Aux premières heures du samedi 28 septembre, Caminando Fronteras a reçu les premiers appels de proches nous alertant de la présence d’un cayuco à la dérive au large de la côte d’El Hierro. Selon les informations fournies par les survivants et les proches, le bateau avait quitté la Mauritanie avec 90 personnes à bord, originaires du Mali, du Sénégal et de Mauritanie. Le moteur du bateau s’est arrêté alors qu’ils avaient déjà repéré les lumières de l’île.
Caminando Fronteras a immédiatement prévenu les services de secours, qui sont venus à la rescousse et ont pu localiser le bateau. Cependant, quelques heures plus tard, il a été confirmé que seules 27 personnes avaient survécu ; les autres 63 personnes sont mortes, ce qui fait de cette tragédie-là plus terrible qui ait frappé la côte des îles Canaries au cours des 30 dernières années. Jusqu’à présent, seuls neuf corps ont été retrouvés.
Photo: Gelmert Finol (EFE)
Le racisme institutionnel : une réalité que nous dénonçons
Dans les tragédies qui font de nombreuses victimes, comme celle-ci, il existe des protocoles et des ressources pour s’occuper à la fois des survivants et des proches des personnes décédées. Malheureusement, lorsque les victimes sont des migrants, ces protocoles ne sont pas appliqués. Cette situation témoigne du racisme institutionnel que Caminando Fronteras a dénoncé ces dernières années dans les territoires frontaliers.

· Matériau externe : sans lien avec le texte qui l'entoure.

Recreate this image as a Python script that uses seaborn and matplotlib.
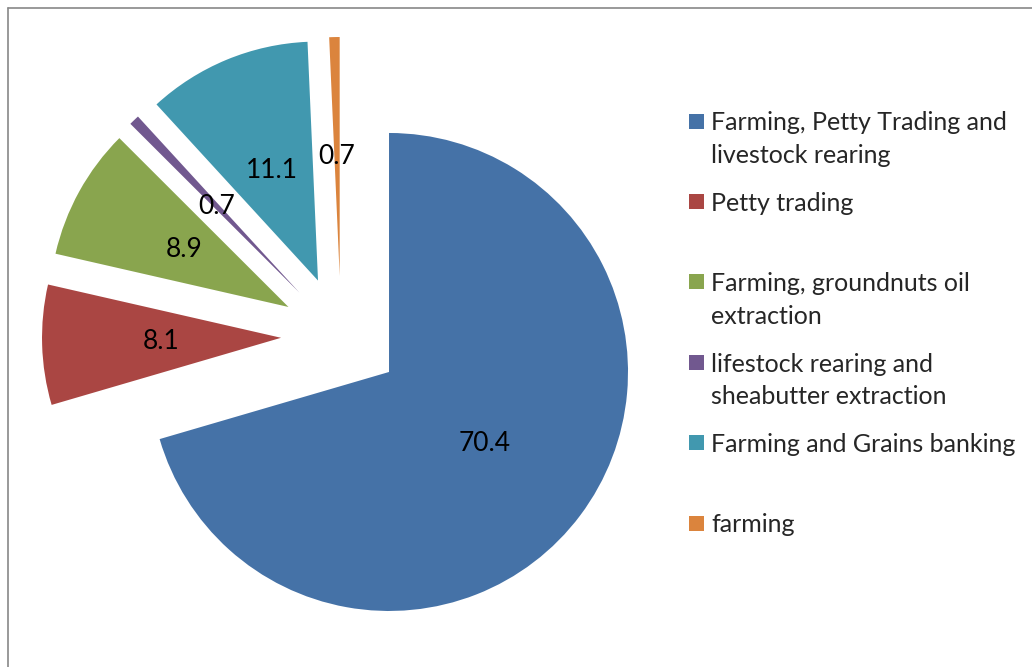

Mécanismes d’assistance et de justice pour les victimes et leurs familles
Il est impératif que l’État espagnol mette en place les mécanismes suivants pour garantir les droits des victimes et de leurs familles :
- Recherche indépendante.
Lorsque des accidents de cette ampleur se produisent, une enquête indépendante doit être menée pour en établir les causes. Il s’agit d’un droit fondamental pour les familles et les victimes elles-mêmes.
- N’enterrez pas les corps tant que les proches n’ont pas pu les identifier.
Il est essentiel que les corps ne soient pas enterrés avant que les proches puissent les identifier. Caminando Fronteras s’efforce actuellement de trouver des proches qui puissent identifier les corps avec toutes les garanties, mais cet effort sera vain si les autorités décident d’enterrer les corps immédiatement. Nous comprenons que dans des zones comme El Hierro, comme cela s’est produit précédemment à Ceuta et Melilla, il n’y a pas suffisamment de moyens pour pouvoir conserver les corps, mais dans des circonstances exceptionnelles comme celles-ci, ils pourraient être transférés dans d’autres lieux pour donner aux familles le temps d’identifier et de décider de l’enterrement de leurs proches.
- Faciliter les mécanismes permettant aux proches d’effectuer les démarches nécessaires à l’identification des victimes.
Nous demandons que les mécanismes prévus par les règlements soient activés, même s’ils ne le sont qu’à titre exceptionnel et sous la pression de la société civile, notamment :
- Délivrer des visas humanitaires afin que les proches puissent se rendre de leur pays d’origine aux îles Canaries pour aider à l’identification des corps.
- Autoriser la remise d’échantillons d’ADN aux ambassades espagnoles afin que les membres de la famille qui ne peuvent pas voyager puissent également participer à l’identification.
Photo: Gelmert Finol (EFE)
L’importance de garantir les droits des familles
Au lendemain de la tragédie, des moyens doivent être mis à disposition pour continuer à récupérer le maximum de corps. En outre, des mécanismes doivent être mis en place pour aider les familles et les professionnels chargés de l’identification des personnes décédées. Les familles ne doivent pas être soumises à un processus de re-victimisation. Il est essentiel de leur garantir l’accès à la vérité, de leur permettre d’identifier et de récupérer les corps de leurs proches afin de panser leurs blessures et de les pleurer dignement.
Caminando Fronteras continuera à lutter pour les droits des migrants, à dénoncer le racisme institutionnel et à exiger le respect des protocoles de justice et d’humanité qui s’appliquent dans ces circonstances tragiques.